Using CV is extremely simple, with practically no work needed to use―for the most part you can simply open up a .ust file and press play. However, I reccomend fitting the .ust to the UTAU, which you can read more about here. First, we'll open up our .ust file. I'll be using a .ust file for Frog Song/カエルの歌 ( kaeru no uta )

We can tell this is a CV .ust by looking at the notes and seeing how each sound is placed. In CV format, you have one recording for each phoneme, so to make "kaeru no uta ga" it would be formatted like "ka e ru no u ta ga". Since the .ust is already in CV format, we can simply fit the .ust to our UTAU, and press play.


It sounds alright, however, we can make CV voicebanks sound smoother by using an option in UTAU called "Crossfade". Crossfade is a function that crosses the envelopes of a vowel sound and the preceding one as well―which makes vowels much smoother. To crossfade, select the notes in your .ust, and then go to Tools, and then Built in Tools, and select Crossfade, and finally, press OK.

Recording CV

Recording CV is easy, and takes no time at all. Due to CV being diphonic, you only record one sample for each syllable, which makes the amount of recordings considerably small.

example: ( ka )

In this example, we can see the "ka" sound recorded by itself, with no other sounds before or after it; and because CV is diphonic, this sample will be used for every "ka" sound the voicebank encounters in .USTs files.

The same thing goes for every other sound in CV, which is why CV voicebanks are small and quick to record. Keep in mind that recordings should be 1-2 seconds long each, so that the resampler doesn't stretch the sample too much.

OTO'ing CV

OTO'ing CV is a generally a quick process, as the amount of recordings paired with one oto per recording amounts to a small amount of work. With CV, we must OTO different sounds/phonetics differenly depending on their consonant.
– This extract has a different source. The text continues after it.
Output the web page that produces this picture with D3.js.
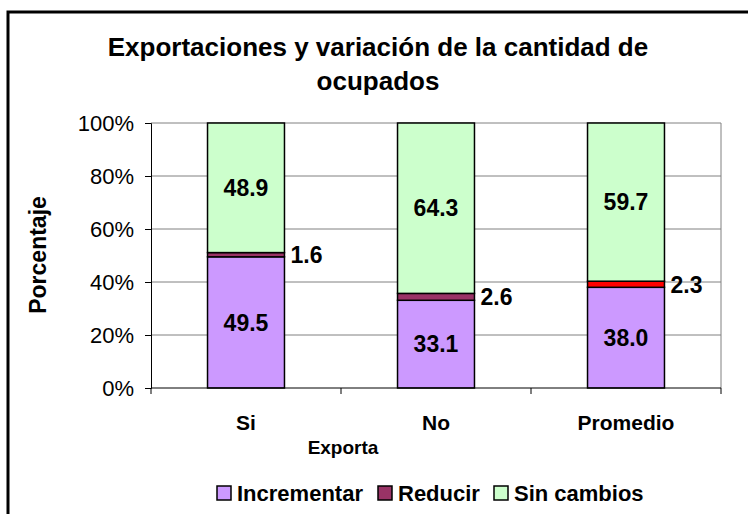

Listed below is an image guide for various consonants and how to OTO them, but please refer to the OTO'ing page if you need more information about OTO'ing.

Vowels (a,i,u,e,o,n;but this oto also applies to w and y sounds.)

Hard consonants (k,t,ch,ts,p)

Semi-hard consonants (j,g,d,r,b)

Soft consonants (m,n,h,sh,s,f,l,v,z)

All in all, CV is a great starting point for new UTAU users, and is easy to use, record, and configure―it has to be prettyeasy considering it was the first recording/voicebank method out there.